**Work to be completed**
Please return exactly the run of lines that begins with the line containing "Recreate this image" and ends with the line containing "import matplotlib.transforms as mtransforms", pictures excluded.

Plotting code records
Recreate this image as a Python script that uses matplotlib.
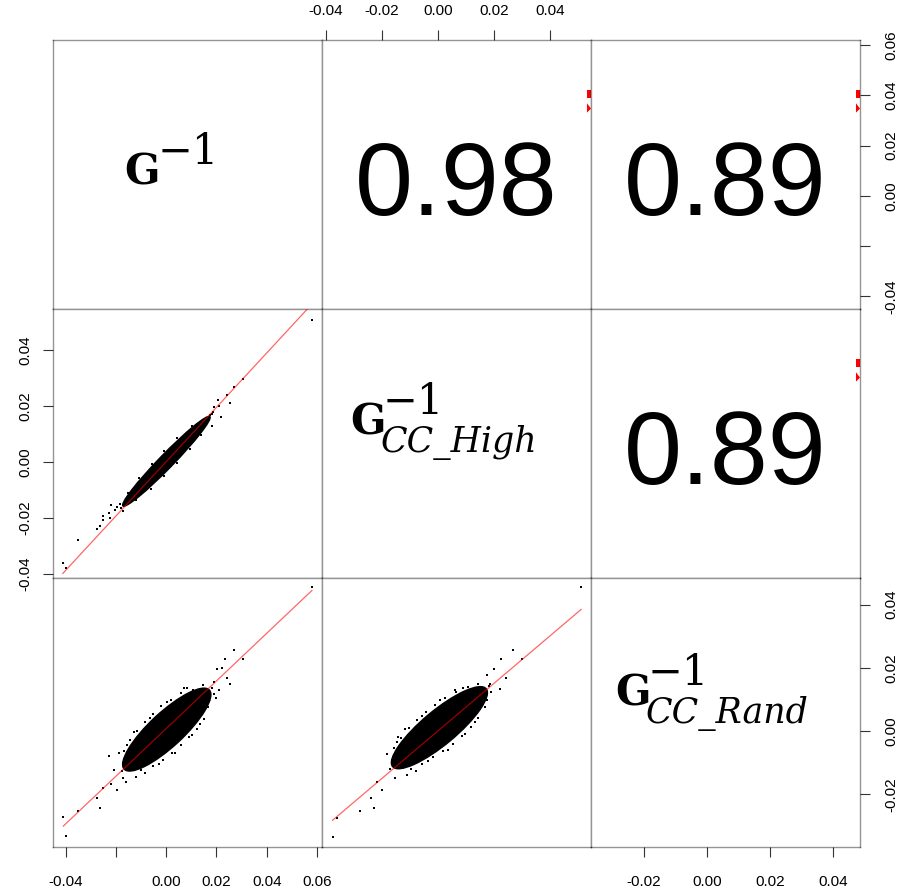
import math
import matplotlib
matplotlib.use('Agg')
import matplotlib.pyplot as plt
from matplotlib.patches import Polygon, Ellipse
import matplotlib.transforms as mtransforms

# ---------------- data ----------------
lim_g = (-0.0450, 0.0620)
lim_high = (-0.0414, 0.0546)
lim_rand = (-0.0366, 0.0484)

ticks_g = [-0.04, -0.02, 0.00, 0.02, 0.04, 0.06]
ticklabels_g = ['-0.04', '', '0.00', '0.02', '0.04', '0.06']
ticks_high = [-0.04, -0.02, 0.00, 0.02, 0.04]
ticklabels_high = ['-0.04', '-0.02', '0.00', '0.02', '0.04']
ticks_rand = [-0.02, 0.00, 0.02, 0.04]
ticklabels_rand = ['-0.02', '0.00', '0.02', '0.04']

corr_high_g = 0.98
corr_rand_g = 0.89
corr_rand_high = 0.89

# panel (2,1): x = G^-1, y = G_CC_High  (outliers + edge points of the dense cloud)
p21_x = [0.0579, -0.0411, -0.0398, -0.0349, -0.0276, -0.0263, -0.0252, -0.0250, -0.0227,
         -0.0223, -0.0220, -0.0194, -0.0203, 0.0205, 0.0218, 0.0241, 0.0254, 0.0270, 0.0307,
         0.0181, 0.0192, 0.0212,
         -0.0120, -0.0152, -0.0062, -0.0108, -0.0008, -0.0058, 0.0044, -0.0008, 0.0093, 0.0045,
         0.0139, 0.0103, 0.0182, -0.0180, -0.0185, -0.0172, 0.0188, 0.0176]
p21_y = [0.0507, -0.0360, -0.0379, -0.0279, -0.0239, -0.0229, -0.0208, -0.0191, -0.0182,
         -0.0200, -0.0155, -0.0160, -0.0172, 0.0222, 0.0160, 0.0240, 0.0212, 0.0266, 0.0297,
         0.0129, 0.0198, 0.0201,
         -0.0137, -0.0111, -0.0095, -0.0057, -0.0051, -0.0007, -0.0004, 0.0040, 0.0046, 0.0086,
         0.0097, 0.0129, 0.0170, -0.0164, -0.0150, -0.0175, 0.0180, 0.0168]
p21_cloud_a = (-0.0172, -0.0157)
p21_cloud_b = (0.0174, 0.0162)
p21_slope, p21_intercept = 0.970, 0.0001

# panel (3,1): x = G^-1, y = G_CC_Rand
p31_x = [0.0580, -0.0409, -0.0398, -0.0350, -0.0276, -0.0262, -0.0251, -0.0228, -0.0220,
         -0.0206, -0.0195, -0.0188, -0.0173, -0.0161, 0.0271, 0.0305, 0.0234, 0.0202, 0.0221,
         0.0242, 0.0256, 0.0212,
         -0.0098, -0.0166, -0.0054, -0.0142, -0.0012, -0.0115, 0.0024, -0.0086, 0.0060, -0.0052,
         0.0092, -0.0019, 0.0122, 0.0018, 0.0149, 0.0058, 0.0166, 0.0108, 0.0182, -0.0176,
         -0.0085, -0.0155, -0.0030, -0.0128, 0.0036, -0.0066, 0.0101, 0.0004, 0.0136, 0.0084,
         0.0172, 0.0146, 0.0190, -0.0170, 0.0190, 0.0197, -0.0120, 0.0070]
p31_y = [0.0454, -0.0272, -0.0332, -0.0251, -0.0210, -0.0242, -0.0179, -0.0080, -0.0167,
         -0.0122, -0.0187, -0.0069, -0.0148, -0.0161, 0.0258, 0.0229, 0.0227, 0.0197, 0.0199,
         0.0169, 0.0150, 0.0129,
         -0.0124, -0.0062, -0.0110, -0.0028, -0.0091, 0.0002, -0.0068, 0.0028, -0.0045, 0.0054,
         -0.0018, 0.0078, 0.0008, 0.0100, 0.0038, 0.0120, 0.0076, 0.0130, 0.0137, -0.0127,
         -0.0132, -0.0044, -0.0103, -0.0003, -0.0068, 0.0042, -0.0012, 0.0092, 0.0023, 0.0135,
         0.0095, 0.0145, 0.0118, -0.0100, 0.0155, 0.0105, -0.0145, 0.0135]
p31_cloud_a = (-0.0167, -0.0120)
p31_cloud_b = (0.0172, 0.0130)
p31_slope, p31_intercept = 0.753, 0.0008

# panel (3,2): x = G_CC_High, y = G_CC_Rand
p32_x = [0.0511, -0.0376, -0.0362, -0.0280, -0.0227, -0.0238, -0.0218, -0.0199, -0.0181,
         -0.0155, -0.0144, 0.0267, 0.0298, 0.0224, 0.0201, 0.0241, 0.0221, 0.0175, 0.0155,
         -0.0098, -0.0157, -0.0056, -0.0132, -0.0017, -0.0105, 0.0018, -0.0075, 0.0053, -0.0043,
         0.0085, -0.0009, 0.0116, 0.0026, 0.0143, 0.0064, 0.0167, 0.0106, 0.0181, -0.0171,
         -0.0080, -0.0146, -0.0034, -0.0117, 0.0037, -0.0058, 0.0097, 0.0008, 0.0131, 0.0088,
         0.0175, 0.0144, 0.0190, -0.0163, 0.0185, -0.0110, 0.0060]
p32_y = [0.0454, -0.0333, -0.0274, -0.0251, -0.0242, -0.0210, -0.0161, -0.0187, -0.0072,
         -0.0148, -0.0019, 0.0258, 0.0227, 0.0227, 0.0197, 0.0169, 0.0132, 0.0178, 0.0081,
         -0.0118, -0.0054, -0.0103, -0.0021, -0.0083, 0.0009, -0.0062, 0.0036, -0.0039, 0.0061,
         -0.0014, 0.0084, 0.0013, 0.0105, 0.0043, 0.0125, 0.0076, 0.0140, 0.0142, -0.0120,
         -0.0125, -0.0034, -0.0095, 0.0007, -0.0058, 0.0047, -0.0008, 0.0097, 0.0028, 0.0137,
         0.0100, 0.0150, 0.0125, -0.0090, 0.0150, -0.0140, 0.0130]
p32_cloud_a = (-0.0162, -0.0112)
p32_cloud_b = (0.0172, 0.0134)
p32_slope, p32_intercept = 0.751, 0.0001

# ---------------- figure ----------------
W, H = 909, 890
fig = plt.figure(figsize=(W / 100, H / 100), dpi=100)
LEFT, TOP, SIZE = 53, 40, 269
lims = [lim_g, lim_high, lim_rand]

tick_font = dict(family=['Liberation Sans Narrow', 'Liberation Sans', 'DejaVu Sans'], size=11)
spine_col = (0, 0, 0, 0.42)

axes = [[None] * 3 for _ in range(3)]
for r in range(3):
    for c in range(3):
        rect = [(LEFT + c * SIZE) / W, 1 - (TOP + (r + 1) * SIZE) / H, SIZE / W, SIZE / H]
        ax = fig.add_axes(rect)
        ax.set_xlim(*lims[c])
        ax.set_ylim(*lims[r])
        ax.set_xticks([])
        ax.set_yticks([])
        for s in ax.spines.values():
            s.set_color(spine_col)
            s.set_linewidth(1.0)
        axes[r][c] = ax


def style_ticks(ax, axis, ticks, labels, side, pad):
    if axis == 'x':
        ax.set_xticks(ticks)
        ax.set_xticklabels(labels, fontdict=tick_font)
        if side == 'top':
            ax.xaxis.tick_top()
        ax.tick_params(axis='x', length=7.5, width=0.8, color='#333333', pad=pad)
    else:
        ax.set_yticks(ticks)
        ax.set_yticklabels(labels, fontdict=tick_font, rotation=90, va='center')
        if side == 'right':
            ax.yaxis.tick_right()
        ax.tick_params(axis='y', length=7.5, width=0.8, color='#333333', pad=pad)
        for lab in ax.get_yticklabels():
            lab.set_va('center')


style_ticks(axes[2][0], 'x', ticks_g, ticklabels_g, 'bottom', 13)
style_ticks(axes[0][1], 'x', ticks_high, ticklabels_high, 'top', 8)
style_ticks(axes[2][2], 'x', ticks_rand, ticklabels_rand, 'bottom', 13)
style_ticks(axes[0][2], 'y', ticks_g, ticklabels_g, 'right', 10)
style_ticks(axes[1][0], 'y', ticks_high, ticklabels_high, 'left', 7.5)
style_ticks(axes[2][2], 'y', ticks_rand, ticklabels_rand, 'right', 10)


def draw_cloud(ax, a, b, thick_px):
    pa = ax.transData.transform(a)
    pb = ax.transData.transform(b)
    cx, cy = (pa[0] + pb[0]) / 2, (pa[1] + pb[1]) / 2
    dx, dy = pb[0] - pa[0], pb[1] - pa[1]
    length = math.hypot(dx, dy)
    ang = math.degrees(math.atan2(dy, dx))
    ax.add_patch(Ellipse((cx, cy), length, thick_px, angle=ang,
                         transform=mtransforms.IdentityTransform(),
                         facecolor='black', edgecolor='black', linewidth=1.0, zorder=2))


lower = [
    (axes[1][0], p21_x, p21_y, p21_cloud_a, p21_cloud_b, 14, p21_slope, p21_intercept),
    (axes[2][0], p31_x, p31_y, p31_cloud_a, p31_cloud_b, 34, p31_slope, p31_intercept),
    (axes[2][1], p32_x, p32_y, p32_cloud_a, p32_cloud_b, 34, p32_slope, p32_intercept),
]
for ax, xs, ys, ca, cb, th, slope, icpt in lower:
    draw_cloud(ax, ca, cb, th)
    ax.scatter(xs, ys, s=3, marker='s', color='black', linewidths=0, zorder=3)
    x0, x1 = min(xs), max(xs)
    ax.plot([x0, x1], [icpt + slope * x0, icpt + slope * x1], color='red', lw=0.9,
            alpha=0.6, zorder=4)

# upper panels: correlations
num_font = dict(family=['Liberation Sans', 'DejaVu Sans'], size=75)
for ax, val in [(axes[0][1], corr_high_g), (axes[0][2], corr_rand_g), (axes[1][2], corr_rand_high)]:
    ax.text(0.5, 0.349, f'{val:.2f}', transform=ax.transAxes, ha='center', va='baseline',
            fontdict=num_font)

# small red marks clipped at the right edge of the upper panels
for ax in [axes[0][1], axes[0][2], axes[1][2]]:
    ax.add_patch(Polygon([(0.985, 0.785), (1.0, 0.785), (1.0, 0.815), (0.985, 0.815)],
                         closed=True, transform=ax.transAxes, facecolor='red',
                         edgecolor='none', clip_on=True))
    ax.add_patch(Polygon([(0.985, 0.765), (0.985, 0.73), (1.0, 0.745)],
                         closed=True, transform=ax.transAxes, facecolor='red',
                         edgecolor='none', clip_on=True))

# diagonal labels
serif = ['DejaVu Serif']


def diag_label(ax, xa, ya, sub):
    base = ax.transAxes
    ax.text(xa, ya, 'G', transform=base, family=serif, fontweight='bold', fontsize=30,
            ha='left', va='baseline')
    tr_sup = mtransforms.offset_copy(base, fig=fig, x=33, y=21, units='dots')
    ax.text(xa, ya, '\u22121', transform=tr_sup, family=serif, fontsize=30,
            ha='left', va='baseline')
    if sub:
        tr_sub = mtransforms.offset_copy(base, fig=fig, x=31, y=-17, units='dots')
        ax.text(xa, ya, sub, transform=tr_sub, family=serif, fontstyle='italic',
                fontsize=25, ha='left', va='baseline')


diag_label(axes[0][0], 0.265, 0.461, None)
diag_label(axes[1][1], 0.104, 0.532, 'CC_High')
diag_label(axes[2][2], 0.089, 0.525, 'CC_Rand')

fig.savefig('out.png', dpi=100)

* * *

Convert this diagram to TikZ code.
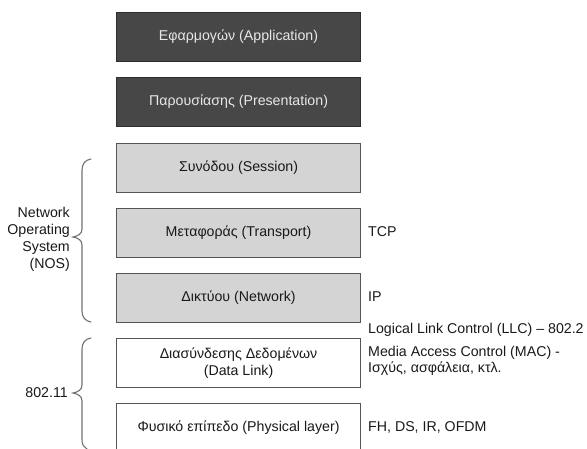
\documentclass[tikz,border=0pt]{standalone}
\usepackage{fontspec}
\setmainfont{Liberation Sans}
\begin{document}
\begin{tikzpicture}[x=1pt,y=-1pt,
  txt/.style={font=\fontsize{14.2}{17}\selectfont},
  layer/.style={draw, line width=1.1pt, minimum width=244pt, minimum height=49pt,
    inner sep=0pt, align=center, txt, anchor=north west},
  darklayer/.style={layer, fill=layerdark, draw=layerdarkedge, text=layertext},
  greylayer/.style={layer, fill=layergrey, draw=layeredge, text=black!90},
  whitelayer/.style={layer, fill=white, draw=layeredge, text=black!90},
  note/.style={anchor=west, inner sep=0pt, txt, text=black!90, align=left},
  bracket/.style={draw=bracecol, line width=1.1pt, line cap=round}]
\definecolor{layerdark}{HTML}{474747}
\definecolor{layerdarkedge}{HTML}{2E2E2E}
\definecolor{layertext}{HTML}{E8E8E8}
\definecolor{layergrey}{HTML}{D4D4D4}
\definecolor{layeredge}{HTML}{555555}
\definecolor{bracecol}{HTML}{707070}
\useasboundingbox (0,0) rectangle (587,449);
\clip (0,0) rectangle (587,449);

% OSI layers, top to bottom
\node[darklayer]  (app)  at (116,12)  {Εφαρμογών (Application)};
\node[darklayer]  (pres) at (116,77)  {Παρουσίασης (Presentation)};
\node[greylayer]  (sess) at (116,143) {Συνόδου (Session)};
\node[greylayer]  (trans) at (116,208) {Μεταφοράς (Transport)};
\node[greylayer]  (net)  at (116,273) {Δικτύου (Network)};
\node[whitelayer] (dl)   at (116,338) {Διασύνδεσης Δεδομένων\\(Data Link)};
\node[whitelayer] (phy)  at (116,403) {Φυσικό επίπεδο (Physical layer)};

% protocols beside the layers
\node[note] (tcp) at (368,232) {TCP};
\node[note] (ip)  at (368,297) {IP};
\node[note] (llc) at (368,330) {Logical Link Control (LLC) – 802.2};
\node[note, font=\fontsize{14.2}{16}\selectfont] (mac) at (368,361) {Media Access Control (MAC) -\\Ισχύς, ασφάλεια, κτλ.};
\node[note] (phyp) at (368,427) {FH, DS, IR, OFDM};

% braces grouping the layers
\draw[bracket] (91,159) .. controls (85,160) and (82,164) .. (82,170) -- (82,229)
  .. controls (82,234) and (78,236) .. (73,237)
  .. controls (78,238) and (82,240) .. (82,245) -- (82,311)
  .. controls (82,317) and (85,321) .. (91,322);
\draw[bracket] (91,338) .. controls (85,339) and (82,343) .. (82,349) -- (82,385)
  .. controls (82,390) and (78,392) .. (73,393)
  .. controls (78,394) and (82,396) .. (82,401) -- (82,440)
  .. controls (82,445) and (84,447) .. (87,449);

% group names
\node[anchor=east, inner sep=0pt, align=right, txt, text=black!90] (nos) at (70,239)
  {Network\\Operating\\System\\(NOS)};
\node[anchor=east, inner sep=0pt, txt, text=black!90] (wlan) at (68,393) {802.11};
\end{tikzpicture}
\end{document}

**Complete response**
Recreate this image as a Python script that uses matplotlib.
import math
import matplotlib
matplotlib.use('Agg')
import matplotlib.pyplot as plt
from matplotlib.patches import Polygon, Ellipse
import matplotlib.transforms as mtransforms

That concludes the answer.